*Plotting code records:*
^^^^^^^^^^^^^^^^

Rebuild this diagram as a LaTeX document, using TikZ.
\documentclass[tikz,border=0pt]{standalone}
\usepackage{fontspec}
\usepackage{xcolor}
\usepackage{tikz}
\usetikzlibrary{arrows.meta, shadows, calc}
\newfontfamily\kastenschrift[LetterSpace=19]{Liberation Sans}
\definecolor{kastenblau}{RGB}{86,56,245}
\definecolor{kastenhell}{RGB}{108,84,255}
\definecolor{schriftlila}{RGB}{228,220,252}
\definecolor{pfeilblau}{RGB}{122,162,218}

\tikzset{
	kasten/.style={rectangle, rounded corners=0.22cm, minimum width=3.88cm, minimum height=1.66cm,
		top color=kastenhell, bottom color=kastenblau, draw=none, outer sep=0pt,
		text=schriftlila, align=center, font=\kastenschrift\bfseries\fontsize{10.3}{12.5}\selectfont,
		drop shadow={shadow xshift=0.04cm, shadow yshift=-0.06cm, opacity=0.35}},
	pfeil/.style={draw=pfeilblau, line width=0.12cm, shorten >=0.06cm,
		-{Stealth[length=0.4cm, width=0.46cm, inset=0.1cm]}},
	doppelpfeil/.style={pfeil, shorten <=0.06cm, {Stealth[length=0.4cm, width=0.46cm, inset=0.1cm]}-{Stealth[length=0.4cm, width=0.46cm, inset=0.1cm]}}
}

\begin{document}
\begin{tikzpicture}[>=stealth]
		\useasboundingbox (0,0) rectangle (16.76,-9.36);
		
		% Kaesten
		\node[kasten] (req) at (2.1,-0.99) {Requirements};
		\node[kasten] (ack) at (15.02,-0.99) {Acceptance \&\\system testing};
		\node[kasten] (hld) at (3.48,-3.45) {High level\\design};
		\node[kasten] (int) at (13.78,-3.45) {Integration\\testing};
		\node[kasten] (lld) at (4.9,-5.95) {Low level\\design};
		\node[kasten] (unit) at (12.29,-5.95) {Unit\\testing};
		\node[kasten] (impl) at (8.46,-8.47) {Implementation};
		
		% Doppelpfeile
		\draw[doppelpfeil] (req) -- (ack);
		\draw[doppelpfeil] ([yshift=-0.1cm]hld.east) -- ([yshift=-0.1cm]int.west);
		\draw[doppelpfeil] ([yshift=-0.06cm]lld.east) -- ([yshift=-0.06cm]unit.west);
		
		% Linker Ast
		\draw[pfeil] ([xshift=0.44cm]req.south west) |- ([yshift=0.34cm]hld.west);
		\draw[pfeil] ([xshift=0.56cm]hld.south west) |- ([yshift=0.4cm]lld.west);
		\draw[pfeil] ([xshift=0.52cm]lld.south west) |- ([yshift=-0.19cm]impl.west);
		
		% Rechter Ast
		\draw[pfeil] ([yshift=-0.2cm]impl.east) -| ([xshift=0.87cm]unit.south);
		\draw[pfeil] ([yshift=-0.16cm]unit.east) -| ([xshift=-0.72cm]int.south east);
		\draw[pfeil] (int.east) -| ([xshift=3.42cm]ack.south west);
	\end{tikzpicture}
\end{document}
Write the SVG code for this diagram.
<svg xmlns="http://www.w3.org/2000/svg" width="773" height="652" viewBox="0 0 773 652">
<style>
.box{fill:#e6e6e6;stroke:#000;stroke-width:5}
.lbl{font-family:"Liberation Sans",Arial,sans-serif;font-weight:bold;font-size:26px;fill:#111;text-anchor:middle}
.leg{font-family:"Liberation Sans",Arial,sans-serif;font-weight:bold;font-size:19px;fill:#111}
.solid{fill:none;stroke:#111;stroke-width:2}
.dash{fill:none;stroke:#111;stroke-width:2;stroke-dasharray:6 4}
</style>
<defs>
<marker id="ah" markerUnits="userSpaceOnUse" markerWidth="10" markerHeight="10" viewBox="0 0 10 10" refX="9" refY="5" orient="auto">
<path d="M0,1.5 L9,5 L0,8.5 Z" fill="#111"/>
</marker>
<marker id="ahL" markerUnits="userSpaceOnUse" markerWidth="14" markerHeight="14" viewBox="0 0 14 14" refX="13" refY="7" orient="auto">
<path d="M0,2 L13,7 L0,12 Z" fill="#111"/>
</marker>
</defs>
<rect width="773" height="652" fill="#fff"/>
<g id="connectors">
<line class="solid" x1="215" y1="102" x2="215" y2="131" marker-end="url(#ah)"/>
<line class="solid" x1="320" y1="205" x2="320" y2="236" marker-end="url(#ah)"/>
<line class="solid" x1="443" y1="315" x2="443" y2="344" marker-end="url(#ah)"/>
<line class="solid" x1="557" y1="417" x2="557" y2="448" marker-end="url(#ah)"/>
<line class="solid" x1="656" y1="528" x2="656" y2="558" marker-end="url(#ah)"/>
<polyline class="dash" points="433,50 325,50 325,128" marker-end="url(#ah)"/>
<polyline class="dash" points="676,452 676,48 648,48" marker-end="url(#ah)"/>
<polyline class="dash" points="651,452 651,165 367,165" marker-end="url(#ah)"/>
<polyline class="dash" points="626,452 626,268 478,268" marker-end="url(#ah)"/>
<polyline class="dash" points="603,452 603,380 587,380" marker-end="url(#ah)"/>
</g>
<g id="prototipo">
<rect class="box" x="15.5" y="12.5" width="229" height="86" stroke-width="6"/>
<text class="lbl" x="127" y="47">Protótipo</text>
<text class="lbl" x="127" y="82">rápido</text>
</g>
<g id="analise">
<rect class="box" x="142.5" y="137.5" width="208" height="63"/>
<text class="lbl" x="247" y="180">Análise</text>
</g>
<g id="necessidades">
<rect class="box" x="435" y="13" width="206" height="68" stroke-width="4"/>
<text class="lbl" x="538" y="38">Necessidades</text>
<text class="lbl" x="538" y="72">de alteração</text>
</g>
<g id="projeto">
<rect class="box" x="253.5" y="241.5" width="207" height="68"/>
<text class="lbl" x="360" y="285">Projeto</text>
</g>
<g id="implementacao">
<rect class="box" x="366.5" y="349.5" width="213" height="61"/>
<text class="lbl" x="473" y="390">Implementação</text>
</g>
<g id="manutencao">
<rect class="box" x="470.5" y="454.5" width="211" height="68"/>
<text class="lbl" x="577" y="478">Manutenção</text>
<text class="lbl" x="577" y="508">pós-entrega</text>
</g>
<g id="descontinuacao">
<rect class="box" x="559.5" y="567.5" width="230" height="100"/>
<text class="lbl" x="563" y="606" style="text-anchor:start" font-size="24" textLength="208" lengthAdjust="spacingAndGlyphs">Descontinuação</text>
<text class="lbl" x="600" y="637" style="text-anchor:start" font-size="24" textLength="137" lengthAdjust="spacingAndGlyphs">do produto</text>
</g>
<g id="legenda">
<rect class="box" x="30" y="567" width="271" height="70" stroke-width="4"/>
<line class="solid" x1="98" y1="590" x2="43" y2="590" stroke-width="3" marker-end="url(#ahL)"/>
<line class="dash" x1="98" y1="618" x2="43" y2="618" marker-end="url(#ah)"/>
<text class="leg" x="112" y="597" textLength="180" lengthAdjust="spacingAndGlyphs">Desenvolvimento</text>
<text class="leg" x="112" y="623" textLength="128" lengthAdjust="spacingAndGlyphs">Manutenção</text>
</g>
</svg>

^^^^^^^^^^^^^^^^

*Task description:*
How many of the lines above hold "diagram"? Answer with only the number.

*Written reply:*
2